По факту — неприличным и неприемлемым постепенно стал тот самый набор ценностей, с которым Запад победил в холодной войне. Эти ценности сегодня объявлены неполноценными. А следовательно — неполноценны и их носители. И потому они везде, где можно, лишены права публичного голоса. В том числе и в вопросах, поколение назад считавшихся пространством личной свободы, — на тему "кого мне брать на работу", "кому мне продавать торты" и "как мне воспитывать своего ребенка".
Иными словами, то, что было обычным консерватизмом, новые держатели дискурса переименовали в экстремизм. И вытолкнули в политическую маргинальность миллионы сограждан, в социальном смысле никакими маргиналами не являющихся. Избиратели "АдГ" или Ле Пен не сидят на пособиях, не курят крэк и не имеют судимостей, но с точки зрения нынешних политических приличий они существа второго сорта по сравнению с теми, кто относится к "дискриминируемым группам".
Нормальные европейцы XX века — в веке XXI переселены в своего рода стеклянные гетто, потому что они не вписываются в новую господствующую "политическую расу". И в этих гетто сидит кое-где уже по 10-20 процентов населения ведущих демократических стран.
И что характерно — "учитывать их мнение" никто не собирается, несмотря на как бы либерализм. И их ряды растут — потому что чем дальше и больше их игнорируют, тем для большего числа европейцев мейнстрим становится неприемлем.
© AP Photo / Gogo Lobato
Сегодня трудно гадать, достигнет этот процент новых маргиналов критической массы или нет. Для нас не так интересно. Интересен сам факт: в передовых странах Запада сегодня универсальной официозной идеологией стал своего рода "ванильный расизм", который точно так же по старинке подходит к головам с линейкой. Только измеряет теперь не сами черепа, а то, что в них. И точно так же выдает приговоры о неполноценности.

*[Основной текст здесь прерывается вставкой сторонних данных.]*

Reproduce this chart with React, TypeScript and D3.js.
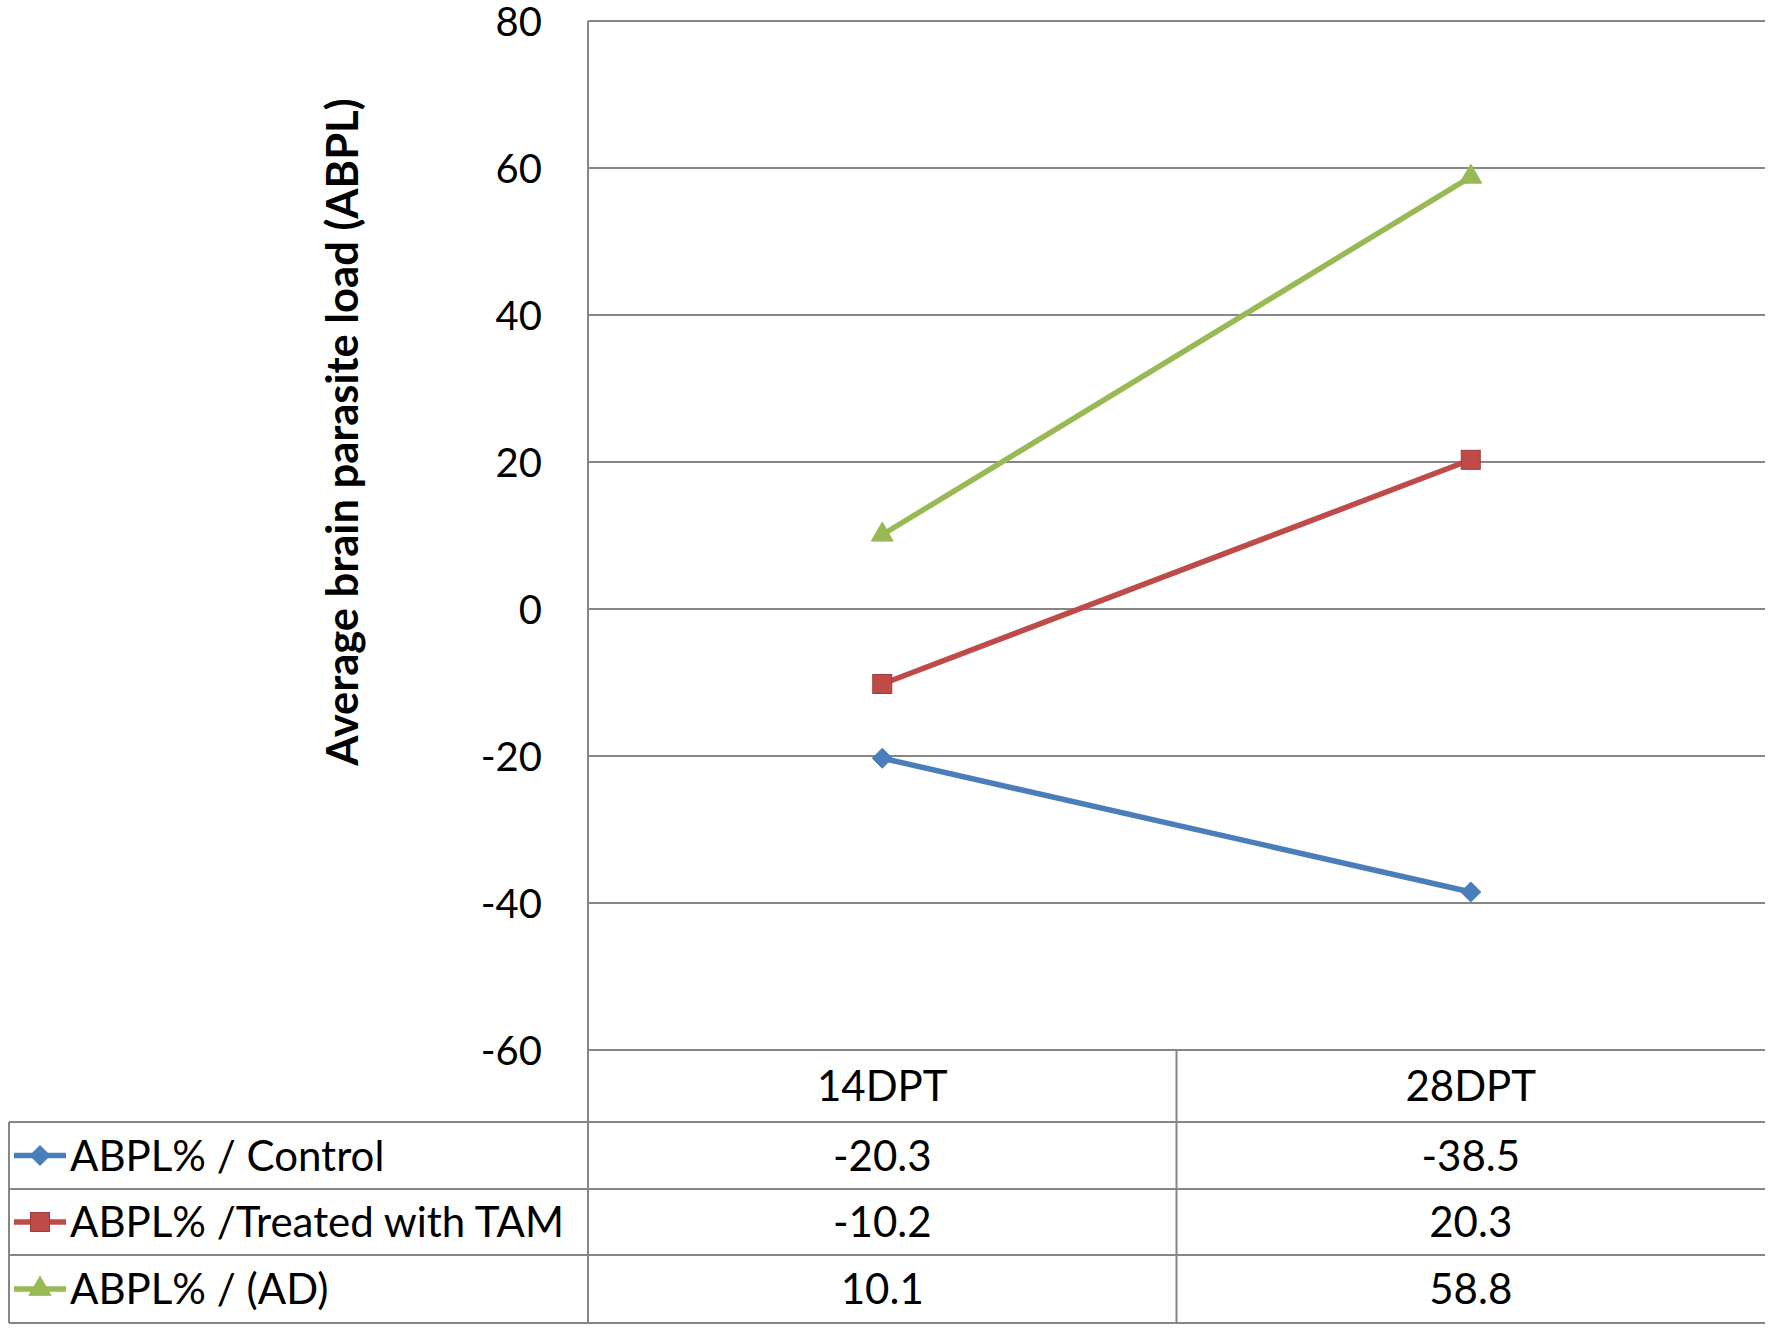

Кстати, мы тут удивляемся, почему из всех народов на планете сегодня на Западе считается приемлемым и нормальным ненавидеть только русских. Почему в мире победившей толерантности один народ упорно изображают какими-то татуированными злобными гоблинами. Ответ прост: этот народ ненавидят за то, что "у него в голове нет свободы" — в передовом ее понимании.
Кстати, любят русских во всем западном мире тоже за это.